*Supplied data*
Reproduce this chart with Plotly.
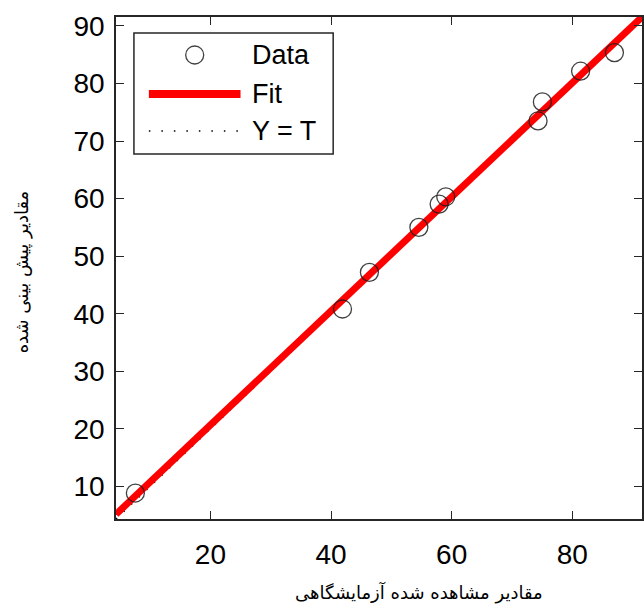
import plotly.graph_objects as go

# ---- data ----
observed = [7.55, 41.9, 46.36, 54.56, 57.92, 59.02, 74.32, 75.04, 81.38, 86.99]
predicted = [8.85, 40.83, 47.2, 55.01, 59.06, 60.32, 73.51, 76.81, 82.14, 85.38]
fit_x = [4.34, 91.56]
fit_y = [5.17, 91.56]
ident_x = [4.34, 91.56]
ident_y = [4.34, 91.56]
axis_range = [4.34, 91.56]
x_ticks = [20, 40, 60, 80]
y_ticks = [10, 20, 30, 40, 50, 60, 70, 80, 90]
legend_labels = ["Data", "Fit", "Y = T"]
x_title = "مقادیر مشاهده شده آزمایشگاهی"
y_title = "مقادیر پیش بینی شده"

W, H = 644, 607
L, R, T, B = 116, 0, 17, 88
PW, PH = W - L - R, H - T - B

def px(x):
    return (x - L) / PW

def py(y):
    return (H - B - y) / PH

fig = go.Figure()
fig.add_trace(go.Scatter(x=ident_x, y=ident_y, mode="lines",
                         line=dict(color="black", width=1.5, dash="1.5px,9px"),
                         showlegend=False, hoverinfo="skip"))
fig.add_trace(go.Scatter(x=fit_x, y=fit_y, mode="lines",
                         line=dict(color="#ff0000", width=7),
                         showlegend=False))
fig.add_trace(go.Scatter(x=observed, y=predicted, mode="markers",
                         marker=dict(symbol="circle-open", size=18,
                                     color="rgba(30,30,30,0.85)",
                                     line=dict(width=1.3)),
                         showlegend=False))

axis_common = dict(
    range=axis_range, showgrid=False, zeroline=False,
    showline=True, linecolor="#262626", linewidth=1.5, mirror="ticks",
    ticks="inside", ticklen=8, tickwidth=1.3, tickcolor="#262626",
    tickfont=dict(family="Liberation Sans, Arial", size=28, color="black"),
)
fig.update_xaxes(**axis_common, tickvals=x_ticks, ticklabelstandoff=10)
fig.update_yaxes(**axis_common, tickvals=y_ticks, ticklabelstandoff=4)

shapes = []
# legend box
shapes.append(dict(type="rect", xref="paper", yref="paper",
                   x0=px(134), x1=px(334), y0=py(154), y1=py(33),
                   line=dict(color="#262626", width=1.5), fillcolor="white", layer="above"))
# legend samples
shapes.append(dict(type="circle", xref="paper", yref="paper",
                   xsizemode="pixel", ysizemode="pixel",
                   xanchor=px(195), yanchor=py(55),
                   x0=-9, x1=9, y0=-9, y1=9,
                   line=dict(color="rgba(30,30,30,0.85)", width=1.3), layer="above"))
shapes.append(dict(type="line", xref="paper", yref="paper",
                   x0=px(149), x1=px(241), y0=py(94), y1=py(94),
                   line=dict(color="#ff0000", width=8), layer="above"))
shapes.append(dict(type="line", xref="paper", yref="paper",
                   x0=px(149), x1=px(241), y0=py(131), y1=py(131),
                   line=dict(color="black", width=1.5, dash="1.5px,11px"), layer="above"))

annotations = []
for lab, yy in zip(legend_labels, [55, 94, 131]):
    annotations.append(dict(text=lab, xref="paper", yref="paper",
                            x=px(251), y=py(yy), xanchor="left", yanchor="middle",
                            showarrow=False,
                            font=dict(family="Liberation Sans, Arial", size=27, color="black")))
annotations.append(dict(text=x_title, xref="paper", yref="paper",
                        x=px(420), y=py(592), xanchor="center", yanchor="middle",
                        showarrow=False,
                        font=dict(family="DejaVu Serif, DejaVu Sans", size=18, color="black")))
annotations.append(dict(text=y_title, xref="paper", yref="paper",
                        x=px(22), y=py(272), xanchor="center", yanchor="middle",
                        textangle=-90, showarrow=False,
                        font=dict(family="DejaVu Serif, DejaVu Sans", size=18, color="black")))

fig.update_layout(
    width=W, height=H,
    margin=dict(l=L, r=R, t=T, b=B),
    paper_bgcolor="white", plot_bgcolor="white",
    shapes=shapes, annotations=annotations,
    showlegend=False,
)

fig.write_html("out.html")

*Written problem*
Your task is to restate word for word the lines from the top of the data to the line containing "return (H - B - y) / PH", both ends included, with every picture left out.

*Task solution*
Reproduce this chart with Plotly.
import plotly.graph_objects as go

# ---- data ----
observed = [7.55, 41.9, 46.36, 54.56, 57.92, 59.02, 74.32, 75.04, 81.38, 86.99]
predicted = [8.85, 40.83, 47.2, 55.01, 59.06, 60.32, 73.51, 76.81, 82.14, 85.38]
fit_x = [4.34, 91.56]
fit_y = [5.17, 91.56]
ident_x = [4.34, 91.56]
ident_y = [4.34, 91.56]
axis_range = [4.34, 91.56]
x_ticks = [20, 40, 60, 80]
y_ticks = [10, 20, 30, 40, 50, 60, 70, 80, 90]
legend_labels = ["Data", "Fit", "Y = T"]
x_title = "مقادیر مشاهده شده آزمایشگاهی"
y_title = "مقادیر پیش بینی شده"

W, H = 644, 607
L, R, T, B = 116, 0, 17, 88
PW, PH = W - L - R, H - T - B

def px(x):
    return (x - L) / PW

def py(y):
    return (H - B - y) / PH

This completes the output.